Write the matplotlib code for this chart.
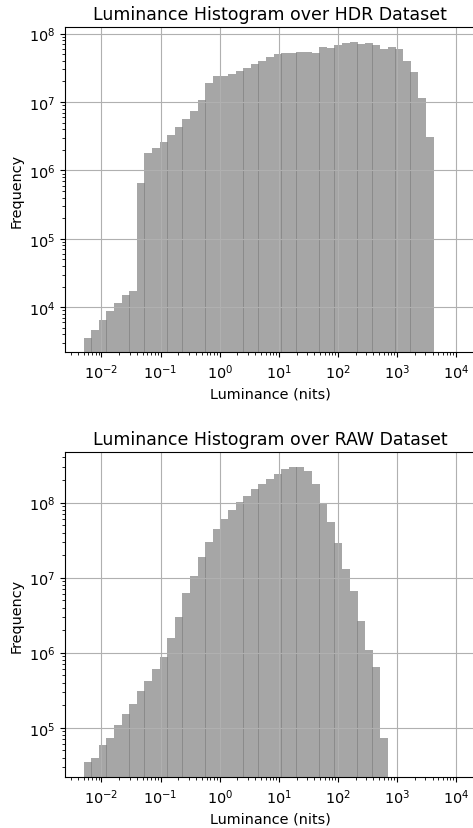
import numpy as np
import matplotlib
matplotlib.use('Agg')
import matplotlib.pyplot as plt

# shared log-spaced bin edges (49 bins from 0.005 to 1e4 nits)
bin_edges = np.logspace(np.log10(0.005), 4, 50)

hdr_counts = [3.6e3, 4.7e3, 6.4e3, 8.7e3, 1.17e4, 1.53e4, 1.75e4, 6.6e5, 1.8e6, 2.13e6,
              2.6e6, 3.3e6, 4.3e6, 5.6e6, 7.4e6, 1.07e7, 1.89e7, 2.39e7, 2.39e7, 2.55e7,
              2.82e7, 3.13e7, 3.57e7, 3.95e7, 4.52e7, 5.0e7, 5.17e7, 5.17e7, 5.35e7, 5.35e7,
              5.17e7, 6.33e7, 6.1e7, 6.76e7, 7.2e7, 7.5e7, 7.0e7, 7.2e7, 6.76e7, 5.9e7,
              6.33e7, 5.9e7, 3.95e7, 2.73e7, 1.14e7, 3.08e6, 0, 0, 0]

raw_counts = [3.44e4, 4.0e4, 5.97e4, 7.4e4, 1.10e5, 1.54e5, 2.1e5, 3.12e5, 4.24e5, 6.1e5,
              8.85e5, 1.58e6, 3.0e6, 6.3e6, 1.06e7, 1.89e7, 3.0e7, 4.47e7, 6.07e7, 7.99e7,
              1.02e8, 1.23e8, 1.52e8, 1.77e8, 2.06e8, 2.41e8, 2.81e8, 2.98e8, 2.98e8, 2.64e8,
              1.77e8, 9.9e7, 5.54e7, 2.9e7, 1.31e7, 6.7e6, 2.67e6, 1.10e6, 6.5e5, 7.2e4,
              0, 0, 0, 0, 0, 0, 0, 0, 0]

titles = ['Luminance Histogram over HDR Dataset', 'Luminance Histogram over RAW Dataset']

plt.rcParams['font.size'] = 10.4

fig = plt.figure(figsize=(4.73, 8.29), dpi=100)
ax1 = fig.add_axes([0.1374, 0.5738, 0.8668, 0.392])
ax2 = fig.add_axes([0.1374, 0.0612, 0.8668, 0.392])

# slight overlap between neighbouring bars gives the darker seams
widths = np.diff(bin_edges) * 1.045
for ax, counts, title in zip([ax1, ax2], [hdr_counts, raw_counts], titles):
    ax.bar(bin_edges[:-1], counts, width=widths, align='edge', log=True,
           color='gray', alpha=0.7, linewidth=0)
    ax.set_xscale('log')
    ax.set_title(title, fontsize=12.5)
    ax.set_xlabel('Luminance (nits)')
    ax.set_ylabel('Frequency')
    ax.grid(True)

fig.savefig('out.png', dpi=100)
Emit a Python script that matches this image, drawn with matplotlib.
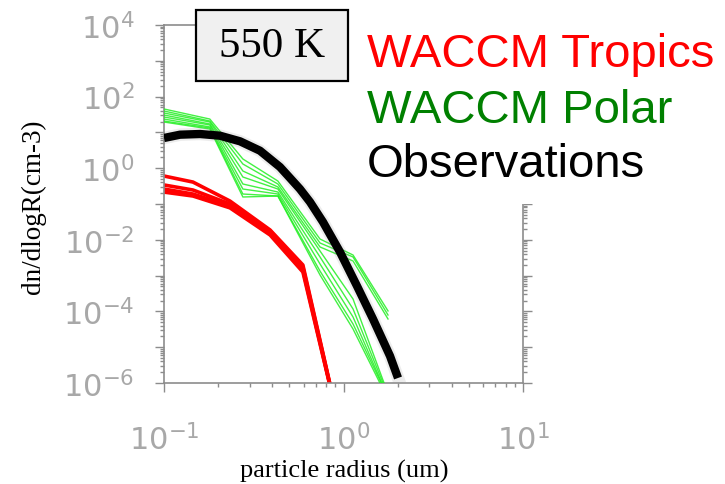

*What you are asked to do*. Set down again, exactly, the lines of the material above from its first line to the one with "bin_edges = np.logspace(np.log10(0.005), 4, 50)", inclusive. Leave the pictures out.

*Answer to the exercise*.
Write the matplotlib code for this chart.
import numpy as np
import matplotlib
matplotlib.use('Agg')
import matplotlib.pyplot as plt

# shared log-spaced bin edges (49 bins from 0.005 to 1e4 nits)
bin_edges = np.logspace(np.log10(0.005), 4, 50)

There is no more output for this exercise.